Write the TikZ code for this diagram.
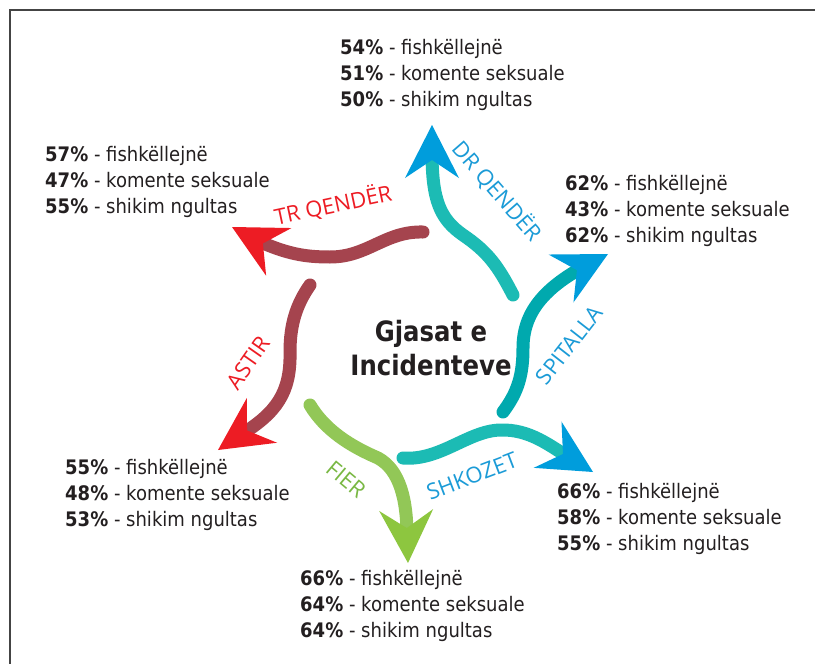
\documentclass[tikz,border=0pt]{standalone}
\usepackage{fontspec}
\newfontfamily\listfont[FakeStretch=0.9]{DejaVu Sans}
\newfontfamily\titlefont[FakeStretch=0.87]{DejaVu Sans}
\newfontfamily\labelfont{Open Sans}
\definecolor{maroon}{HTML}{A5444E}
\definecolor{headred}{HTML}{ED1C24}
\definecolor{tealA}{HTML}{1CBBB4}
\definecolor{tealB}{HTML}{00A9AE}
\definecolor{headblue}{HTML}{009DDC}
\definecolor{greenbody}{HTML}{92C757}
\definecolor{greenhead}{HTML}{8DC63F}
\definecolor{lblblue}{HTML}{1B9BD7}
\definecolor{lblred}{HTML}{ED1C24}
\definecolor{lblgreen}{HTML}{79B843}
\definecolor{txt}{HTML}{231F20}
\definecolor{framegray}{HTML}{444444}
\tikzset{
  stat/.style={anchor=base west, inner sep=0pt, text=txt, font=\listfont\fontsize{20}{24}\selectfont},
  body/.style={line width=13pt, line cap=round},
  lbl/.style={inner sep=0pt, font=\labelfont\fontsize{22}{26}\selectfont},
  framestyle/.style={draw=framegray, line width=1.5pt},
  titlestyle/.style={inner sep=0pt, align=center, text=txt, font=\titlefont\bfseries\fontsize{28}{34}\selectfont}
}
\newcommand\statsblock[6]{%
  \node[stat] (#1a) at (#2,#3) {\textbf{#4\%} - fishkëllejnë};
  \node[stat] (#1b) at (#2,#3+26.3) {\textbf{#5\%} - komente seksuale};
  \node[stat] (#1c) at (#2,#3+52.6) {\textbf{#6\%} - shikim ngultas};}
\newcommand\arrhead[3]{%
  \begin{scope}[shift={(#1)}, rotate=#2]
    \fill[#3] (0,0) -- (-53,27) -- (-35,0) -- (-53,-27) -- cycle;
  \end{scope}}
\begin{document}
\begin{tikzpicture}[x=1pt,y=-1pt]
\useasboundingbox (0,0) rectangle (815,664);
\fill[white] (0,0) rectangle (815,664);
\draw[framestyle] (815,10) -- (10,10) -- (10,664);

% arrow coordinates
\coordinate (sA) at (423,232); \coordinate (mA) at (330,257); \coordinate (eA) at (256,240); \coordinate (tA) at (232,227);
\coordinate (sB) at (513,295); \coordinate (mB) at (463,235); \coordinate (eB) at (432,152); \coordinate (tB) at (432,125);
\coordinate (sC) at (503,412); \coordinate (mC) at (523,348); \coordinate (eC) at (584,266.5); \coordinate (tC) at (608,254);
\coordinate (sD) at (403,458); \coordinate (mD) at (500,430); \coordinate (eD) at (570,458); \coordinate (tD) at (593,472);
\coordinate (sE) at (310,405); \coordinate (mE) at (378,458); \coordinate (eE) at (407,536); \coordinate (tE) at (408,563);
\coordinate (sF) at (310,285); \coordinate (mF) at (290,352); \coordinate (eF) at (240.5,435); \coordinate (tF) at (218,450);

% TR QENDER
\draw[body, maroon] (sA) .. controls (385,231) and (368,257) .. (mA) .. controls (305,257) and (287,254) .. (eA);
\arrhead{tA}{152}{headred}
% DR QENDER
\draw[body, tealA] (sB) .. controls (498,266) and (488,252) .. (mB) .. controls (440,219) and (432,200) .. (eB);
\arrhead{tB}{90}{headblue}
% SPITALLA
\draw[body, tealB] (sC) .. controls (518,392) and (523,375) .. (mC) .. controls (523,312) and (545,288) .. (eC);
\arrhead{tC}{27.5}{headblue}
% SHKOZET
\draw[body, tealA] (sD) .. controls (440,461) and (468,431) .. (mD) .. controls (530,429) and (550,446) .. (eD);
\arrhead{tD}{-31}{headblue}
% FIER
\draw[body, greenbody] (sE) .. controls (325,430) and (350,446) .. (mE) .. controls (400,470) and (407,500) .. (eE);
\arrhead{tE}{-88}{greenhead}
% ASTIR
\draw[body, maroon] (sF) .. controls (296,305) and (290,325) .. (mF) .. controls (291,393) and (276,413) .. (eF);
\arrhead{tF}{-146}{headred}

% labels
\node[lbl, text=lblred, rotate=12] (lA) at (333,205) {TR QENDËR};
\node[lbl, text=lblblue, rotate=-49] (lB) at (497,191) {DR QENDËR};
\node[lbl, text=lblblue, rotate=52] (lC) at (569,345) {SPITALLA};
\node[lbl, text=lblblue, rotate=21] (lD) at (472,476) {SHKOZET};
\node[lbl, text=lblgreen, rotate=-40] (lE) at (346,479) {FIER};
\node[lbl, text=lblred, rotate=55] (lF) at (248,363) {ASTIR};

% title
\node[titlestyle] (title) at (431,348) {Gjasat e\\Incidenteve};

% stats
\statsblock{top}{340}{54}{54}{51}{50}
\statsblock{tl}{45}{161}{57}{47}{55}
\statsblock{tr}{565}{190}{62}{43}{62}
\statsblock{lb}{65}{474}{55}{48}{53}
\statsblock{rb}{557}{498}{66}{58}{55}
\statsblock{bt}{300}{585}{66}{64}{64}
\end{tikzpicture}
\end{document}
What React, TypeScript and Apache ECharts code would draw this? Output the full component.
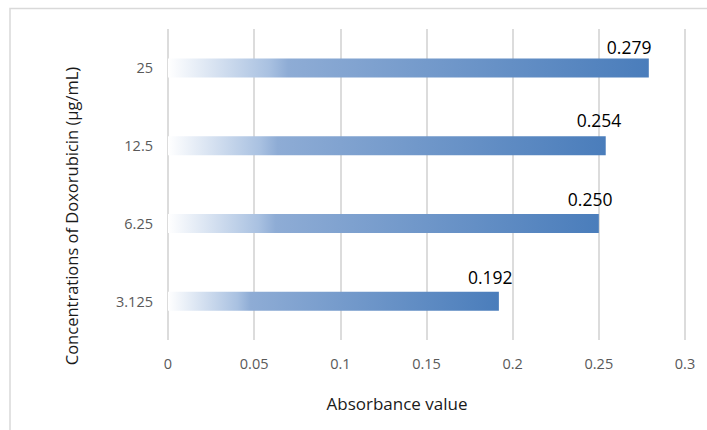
________________________
EXERCISE TASK> Copy out the records above in full, exactly as written, but not the pictures.

COMPLETE RESPONSE>
Write the TikZ code for this diagram.
\documentclass[tikz,border=0pt]{standalone}
\usepackage{fontspec}
\newfontfamily\listfont[FakeStretch=0.9]{DejaVu Sans}
\newfontfamily\titlefont[FakeStretch=0.87]{DejaVu Sans}
\newfontfamily\labelfont{Open Sans}
\definecolor{maroon}{HTML}{A5444E}
\definecolor{headred}{HTML}{ED1C24}
\definecolor{tealA}{HTML}{1CBBB4}
\definecolor{tealB}{HTML}{00A9AE}
\definecolor{headblue}{HTML}{009DDC}
\definecolor{greenbody}{HTML}{92C757}
\definecolor{greenhead}{HTML}{8DC63F}
\definecolor{lblblue}{HTML}{1B9BD7}
\definecolor{lblred}{HTML}{ED1C24}
\definecolor{lblgreen}{HTML}{79B843}
\definecolor{txt}{HTML}{231F20}
\definecolor{framegray}{HTML}{444444}
\tikzset{
  stat/.style={anchor=base west, inner sep=0pt, text=txt, font=\listfont\fontsize{20}{24}\selectfont},
  body/.style={line width=13pt, line cap=round},
  lbl/.style={inner sep=0pt, font=\labelfont\fontsize{22}{26}\selectfont},
  framestyle/.style={draw=framegray, line width=1.5pt},
  titlestyle/.style={inner sep=0pt, align=center, text=txt, font=\titlefont\bfseries\fontsize{28}{34}\selectfont}
}
\newcommand\statsblock[6]{%
  \node[stat] (#1a) at (#2,#3) {\textbf{#4\%} - fishkëllejnë};
  \node[stat] (#1b) at (#2,#3+26.3) {\textbf{#5\%} - komente seksuale};
  \node[stat] (#1c) at (#2,#3+52.6) {\textbf{#6\%} - shikim ngultas};}
\newcommand\arrhead[3]{%
  \begin{scope}[shift={(#1)}, rotate=#2]
    \fill[#3] (0,0) -- (-53,27) -- (-35,0) -- (-53,-27) -- cycle;
  \end{scope}}
\begin{document}
\begin{tikzpicture}[x=1pt,y=-1pt]
\useasboundingbox (0,0) rectangle (815,664);
\fill[white] (0,0) rectangle (815,664);
\draw[framestyle] (815,10) -- (10,10) -- (10,664);

% arrow coordinates
\coordinate (sA) at (423,232); \coordinate (mA) at (330,257); \coordinate (eA) at (256,240); \coordinate (tA) at (232,227);
\coordinate (sB) at (513,295); \coordinate (mB) at (463,235); \coordinate (eB) at (432,152); \coordinate (tB) at (432,125);
\coordinate (sC) at (503,412); \coordinate (mC) at (523,348); \coordinate (eC) at (584,266.5); \coordinate (tC) at (608,254);
\coordinate (sD) at (403,458); \coordinate (mD) at (500,430); \coordinate (eD) at (570,458); \coordinate (tD) at (593,472);
\coordinate (sE) at (310,405); \coordinate (mE) at (378,458); \coordinate (eE) at (407,536); \coordinate (tE) at (408,563);
\coordinate (sF) at (310,285); \coordinate (mF) at (290,352); \coordinate (eF) at (240.5,435); \coordinate (tF) at (218,450);

% TR QENDER
\draw[body, maroon] (sA) .. controls (385,231) and (368,257) .. (mA) .. controls (305,257) and (287,254) .. (eA);
\arrhead{tA}{152}{headred}
% DR QENDER
\draw[body, tealA] (sB) .. controls (498,266) and (488,252) .. (mB) .. controls (440,219) and (432,200) .. (eB);
\arrhead{tB}{90}{headblue}
% SPITALLA
\draw[body, tealB] (sC) .. controls (518,392) and (523,375) .. (mC) .. controls (523,312) and (545,288) .. (eC);
\arrhead{tC}{27.5}{headblue}
% SHKOZET
\draw[body, tealA] (sD) .. controls (440,461) and (468,431) .. (mD) .. controls (530,429) and (550,446) .. (eD);
\arrhead{tD}{-31}{headblue}
% FIER
\draw[body, greenbody] (sE) .. controls (325,430) and (350,446) .. (mE) .. controls (400,470) and (407,500) .. (eE);
\arrhead{tE}{-88}{greenhead}
% ASTIR
\draw[body, maroon] (sF) .. controls (296,305) and (290,325) .. (mF) .. controls (291,393) and (276,413) .. (eF);
\arrhead{tF}{-146}{headred}

% labels
\node[lbl, text=lblred, rotate=12] (lA) at (333,205) {TR QENDËR};
\node[lbl, text=lblblue, rotate=-49] (lB) at (497,191) {DR QENDËR};
\node[lbl, text=lblblue, rotate=52] (lC) at (569,345) {SPITALLA};
\node[lbl, text=lblblue, rotate=21] (lD) at (472,476) {SHKOZET};
\node[lbl, text=lblgreen, rotate=-40] (lE) at (346,479) {FIER};
\node[lbl, text=lblred, rotate=55] (lF) at (248,363) {ASTIR};

% title
\node[titlestyle] (title) at (431,348) {Gjasat e\\Incidenteve};

% stats
\statsblock{top}{340}{54}{54}{51}{50}
\statsblock{tl}{45}{161}{57}{47}{55}
\statsblock{tr}{565}{190}{62}{43}{62}
\statsblock{lb}{65}{474}{55}{48}{53}
\statsblock{rb}{557}{498}{66}{58}{55}
\statsblock{bt}{300}{585}{66}{64}{64}
\end{tikzpicture}
\end{document}
What React, TypeScript and Apache ECharts code would draw this? Output the full component.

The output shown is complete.